2016 Boat of the Year Winners Announced
Published on December 21st, 2015
Middletown, RI (December 21, 2015) – Sailing World magazine revealed the winners of its Boat of the Year Awards program, naming the Fareast 28R as its 2016 Boat of the Year. The 28-foot race boat was built in China by Fareast Trading LLC, and imported by Sturgis Boat Works of Massachusetts.
The magazine’s independent judges – sailmaker Chuck Allen, boatbuilder Tom Rich, and naval architect Greg Stewart – tested 14 performance sailboats following the U.S. Sailboat Show in Annapolis. When the inspections and sail tests on the Chesapeake Bay were all said and done, the Fareast 28R stood out for its value, easy single-point launching, all-around performance and construction quality.
New to North America, the 28R class already sails in Europe and China and was recently approved as an ISAF one-design status. Judge Rich noted the simplicity is what he liked most. “It doesn’t pretend to be anything but a simple, bang-around-the-cans racer.” The Fareast 28R requires a crew of five to six people and compared to boats its size, the judges noted it was a steal.
“Every year we talk about bang for your buck, and this time we have one that really delivers on that,” said Allen. “It sails awesome, it’s really simple, and for someone looking for a new boat for club racing, it’s perfect. It’s a lot of boat for what they’re asking for.”
Other award-winning entries included:
• Best Crossover: Grand Soleil 43 (Italy)
• Best Recreational Racer: Seascape 18 (Slovenia)
• Best Dinghy: Melges 14 (Wisconsin, United States)
• Best Multihill: Nacra 15 (Thailand)
“The fleet was loaded with designs that would appeal to anyone — dinghy sailors, club racers, cat sailors and total neophytes,” said Dave Reed, Sailing World’s Editor and Boat of the Year Director. “The 2016 Boat of the Year judging wasn’t easy, and is a testament to the superb quality and value for the finalists.”

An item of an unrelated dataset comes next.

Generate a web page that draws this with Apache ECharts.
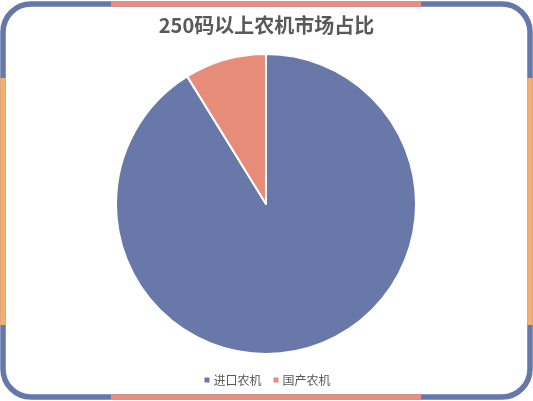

In addition, an innovation award was given out to Whisper (United Kingdom). Made strictly for one-design foiling, it’s rigid and lightweight build had simple foil controls and is valued for excitement. The 17-foot catamaran surmounts the price and complexity barriers with an entry-level, anyone-can-do-it package and can foil within minutes of racing.